ENO’s Cosi in Manchester
- Robert Beale
- 5m
- 2 min read

ENO’s second visit to Greater Manchester in its present season (the first was two performances at Salford’s Lowry with Britten’s Albert Herring in October) is a concert-style version of the Mozart favourite, Cosi fan tutte (“Women are all the same”).
The opera will be performed by the cast of English National Opera's London revival of Phelim McDermott’s production, first seen in 2014, which opened recently to high praise. But Manchester’s version (seen on the evening of February 27, then repeated as a matinee at 3pm the following day) will be re-presented by Ruth Knight, so it looks like we might not get the acrobats, jugglers, fire-eaters and sword swallowers of the 1950s setting in Coney Island - the giant New York amusement park - that was seen in London. The show is described by ENO’s artistic director, Annilese Miskimmon, as “semi-staged”.

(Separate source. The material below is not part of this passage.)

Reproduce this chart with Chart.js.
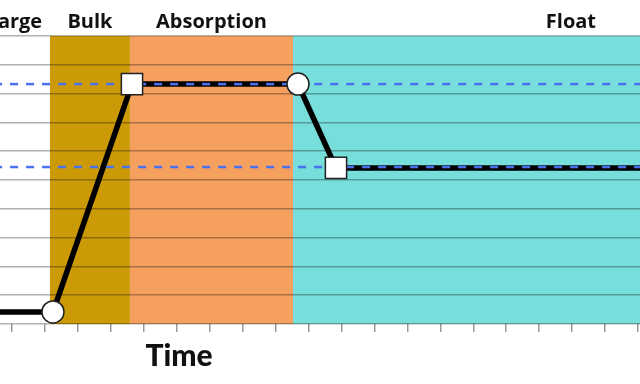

She said: “We can’t wait to connect with Manchester audiences once again and hear the glorious music of Mozart’s comic masterpiece in the iconic space of the Bridgewater Hall, performed by the award-winning orchestra and chorus of ENO, with world-class
operatic artists.”
The conductor will be Alexander Joel, and the singers Annilese speaks of are the youthful quartet of Lucy Crowe (Fiordiligi), Taylor Raven (Dorabella), Joshua Blue (Ferrando) and Darwin Prakash (Guglielmo), with Wigan-born Andrew Foster-Williams (Gunther in Opera North’s Gotterdammerung in 2016 and Don Pizarro in their Fidelio in 2011 at the Bridgewater Hall) as Don Alfonso, and Ailish Tynan (Mahler 2 with the BBC Philharmonic in 2011, Mahler 4 with the Halle in 2013 and Mahler 8 with Chetham’s in 2019, all at the Bridgewater Hall) as Despina.
The opera has no real place – ostensibly Naples, but it could be anywhere with a sea-port – but suggests a background of seaside and gardens. We see two sisters in love with two brothers, and the bet the lads make with the older (and more cynical) philosopher, Don Alfonso, as to whether their girls’ fidelity will last even a day once they are on
their own and tempted by their opposite numbers in disguise. Despina, the amoral ladies’ maid, helps to make the test reality.